Pensar as Freguesias, sentir o seu valor

Não é admissível que se apague o tempo, a história, porque o passado recente também é história. Faz história. E tudo em nome de um apenas ‘porque era assim’. 

Por Paula Alves, presidente da União de freguesias de Queluz e Belas

Vivenciamos hoje uma tentativa de reorganização territorial das freguesias, decorridos 9 anos da lei ‘Relvas’, mediante a qual freguesias foram unidas por mera imposição legal.

Não nos propomos a desafiar a letra da Lei nº 39/2021, de 24 de junho, como parece estar a acontecer, face ao verdadeiro espírito do legislador quando estabeleceu o regime transitório do artigo 25º.

Não pretendemos perder tempo a tentar justificar prazos já ultrapassados, mediante o fracasso do número de propostas que chegaram à Assembleia da República, nem continuar a justificar o injustificável erro manifesto e excecional que cause prejuízo às populações, que ocorreu ou não.

Nem é o momento de invocar a vontade política dos eleitos nas autarquias, legitimados sim, mas percentualmente legitimados e essa percentagem não pode perfazer o total, subestimando aquilo que é o valor da Democracia – a participação livre das populações.

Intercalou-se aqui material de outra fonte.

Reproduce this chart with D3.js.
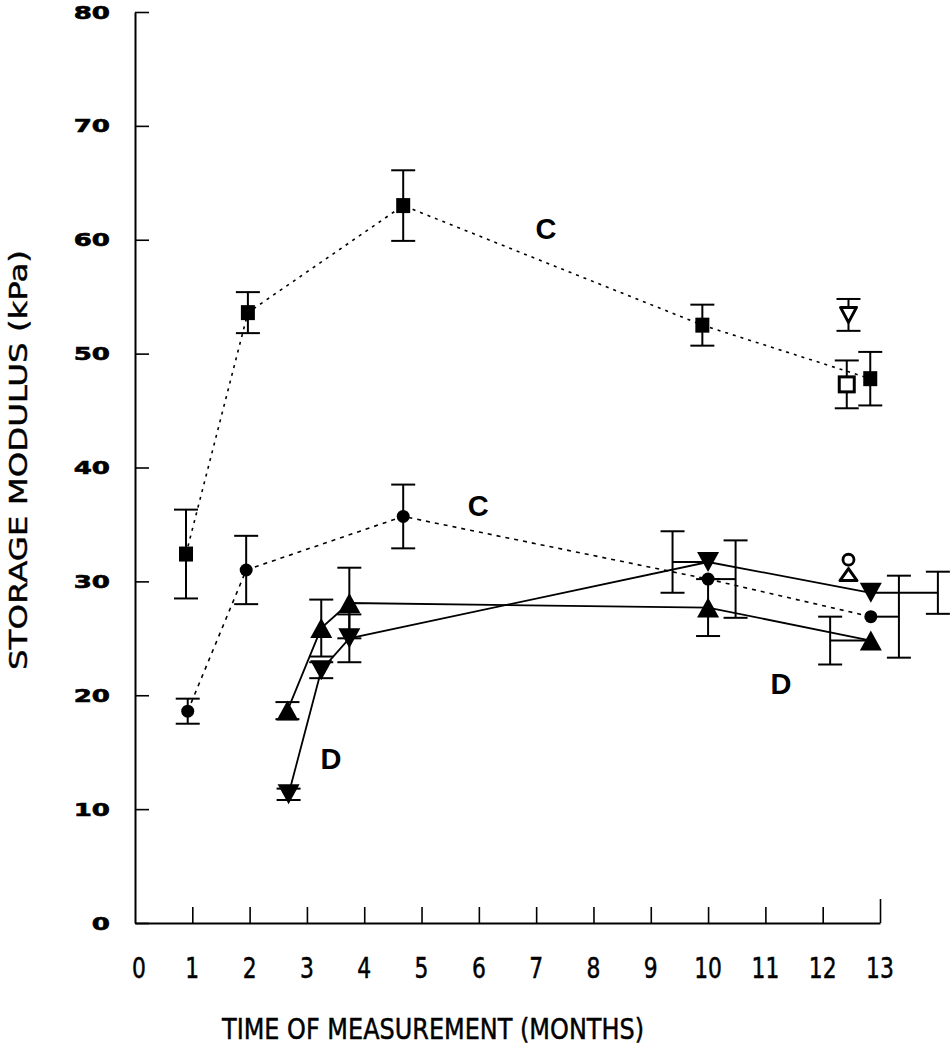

O que nos move é algo tão simples e que temos a obrigação de diariamente cuidar: refletir sobre o que é fundamental quando falamos de reorganização; do sentimento de perda ou de pertença e da vontade popular diretamente expressa, perante uma realidade que, só ela pode dizer que garantiu ou não uma maior proximidade, uma maior satisfação e realização dos seus problemas.

Falamos daquilo que nos liga às nossas gentes: a razão e o coração. Doa a quem doer, a única vontade livremente expressa é a da população. Se ela se pronunciou pela reorganização, então o processo deve seguir em seu respeito; se ela em momento algum se pronunciou e de forma expressiva e sem margem de dúvidas não participou neste processo de reorganização, atentemos porque, usando a força da política, simplesmente porque queremos que volte a ser como era (mesmo que mal), estaremos a destruir novas oportunidades de crescer, de aspirar a ser mais e melhor, a hipotecar aos nossos jovens o futuro na terra onde nasceram e cresceram, mas mais preocupante, a pretensiosamente assumirmos ser quem não somos, os detentores da verdade.

Uma reorganização administrativa tentada sob a égide de que os eleitos representam a população não pode subverter as regras de um verdadeiro plebiscito, sobretudo quando se trata de dar à população o direito de se pronunciar sobre a forma como querem que a sua terra seja gerida, porque é disto que trata uma verdadeira reorganização territorial.

Há seguramente dúvidas. E certamente que se espera dos autarcas do Século XXI que saibam encontrar as melhores soluções.

Não é admissível que se apague o tempo, a história, porque o passado recente também é história. Faz história. E tudo em nome de um apenas ‘porque era assim’. Permitam-me concordar em discordar. Do que este país precisa não é de mais ou menos freguesias, precisa das que foram necessárias, precisa se calhar de mais municípios, de melhores freguesias, de uma regionalização, e sobretudo, precisa, que tudo isto seja ponderado, discutido e refletido, seja qual for a melhor solução. Mas ela será certamente a melhor quando for o povo a decidir por si. É isso que se espera dos eleitos locais. Só assim se exercerá livre e lealmente o cargo que nos foi conferido. E é isso que espero que os deputados da Assembleia da República garantam.